The last capital raise was performed in mid-2014, when Deutsche Bank further reinforced its capital through a €8.5 billion equity raise in order to support its strategy of becoming the sole dominant European global investment bank. This equity raise enabled it to increase its fully loaded core equity tier 1 (FL CET1) ratio to 11.7% at the end of 2014, compared to 9.7% at the end of 2013 and above its own target of 10%. Its leverage ratio, a better measure to access the capitalization of investment banks due to their low RWA density, increased to 3.5% at the end of 2014.

Even though its capitalization was enhanced during 2014, Deutsche Bank was still relatively undercapitalized compared to its global peers and especially compared to its U.S. peers that have leverage ratios above 5% on average. Therefore, at its strategy review in April 2014 and more recently in October, the bank reviewed up its capital and leverage target ratios setting a new target for a leverage ratio of at least 5% to be met with equity and a FL CET1 ratio of at least 12.5% by 2018.

At the end of September 2015, Deutsche Bank's CET1 ratio was about 11.5%, which is acceptable, but its leverage ratio was only 3.6%. This means that Deutsche Bank currently has an equity deficit of about $5.5 billion, but most likely this can be fixed without further capital increases, given that it may reach its targets through the spin-off of Deutsche Postbank and reducing risk weighted assets and leverage exposure mainly through disposals and deleveraging. Additionally, Deutsche Bank recently announced an agreement to sell its 20% stake in Hua Xia Bank of China for close to $4 billion, which will increase its CET1 ratio by about 30 basis points.

Regarding its shareholder remuneration, Deutsche Bank has delivered a stable dividend over the past few years despite its high earnings volatility. Its dividend per share has been unchanged at €0.75 ($0.82) per share for the past six years. However, under its recent strategy overhaul and new capital targets, the bank announced a dividend suspension for 2015 and 2016 so as to conserve capital.
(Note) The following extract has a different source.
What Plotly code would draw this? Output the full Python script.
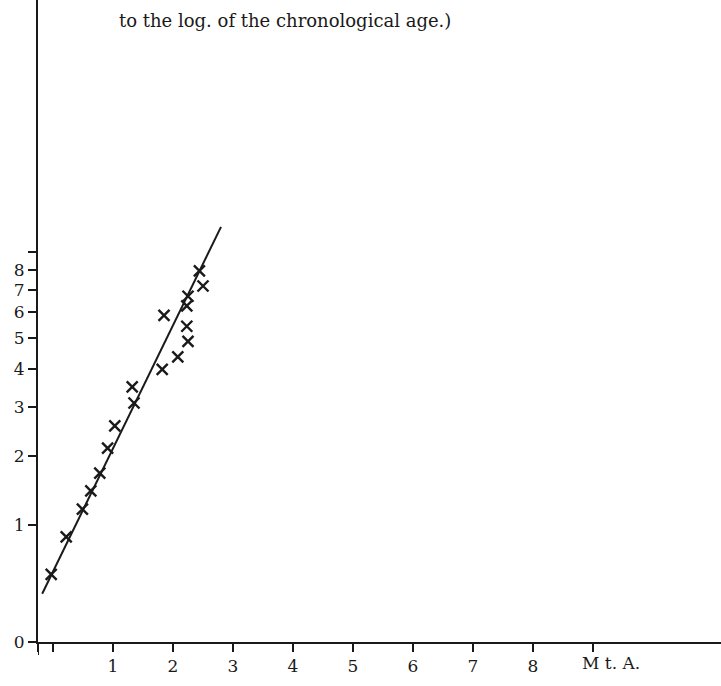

In the medium-term, Deutsche Bank should pay about 50% of its net income to shareholders, but this seems too far away to appeal dividend investors in the near future. Indeed, according to analysts' estimates the bank should pay a dividend related to 2017 earnings of $0.97 per share, but shareholders should be two years away from receiving it. Given that many European banks are guiding for significantly higher dividends in the short-term, this should be another negative factor for Deutsche Bank over the next couple of years.

Conclusion

Deutsche Bank is currently one of European cheapest banks, trading at only 0.5x its tangible book value (NYSEMKT:TBV) and less than 9x its forward earnings compared to, on average, 0.9x TBV and 10x earnings for the European banking sector. While this valuation seems to be clearly undemanding and makes Deutsche Bank a deep value play, on the other hand, this is justified to a large part of its low profitability, litigation issues and ongoing restructuring program. Additionally, its capitalization today needs to be enhanced and a capital increase is not completely ruled out until the bank reaches its own capitalization targets.

Although Deutsche Bank seems to have plenty of upside on a long-term basis, execution risk of its Strategy 2020 is high, especially with respect on Postbank spin-off and what valuation Deutsche Bank is able to get and on cost savings which has been an area with a poor track record on previous strategic plans. For the shares to recover to a valuation more in-line with its peers, more visibility is needed on reshaping and what returns it can achieve in investment baking and across the group. This is something that should take some time to emerge and may take at least 12-24 months to be reflected in Deutsche Bank's results, thus for the time being investors should be out of its shares.

Disclosure: I/we have no positions in any stocks mentioned, and no plans to initiate any positions within the next 72 hours.

I wrote this article myself, and it expresses my own opinions. I am not receiving compensation for it (other than from Seeking Alpha). I have no business relationship with any company whose stock is mentioned in this article.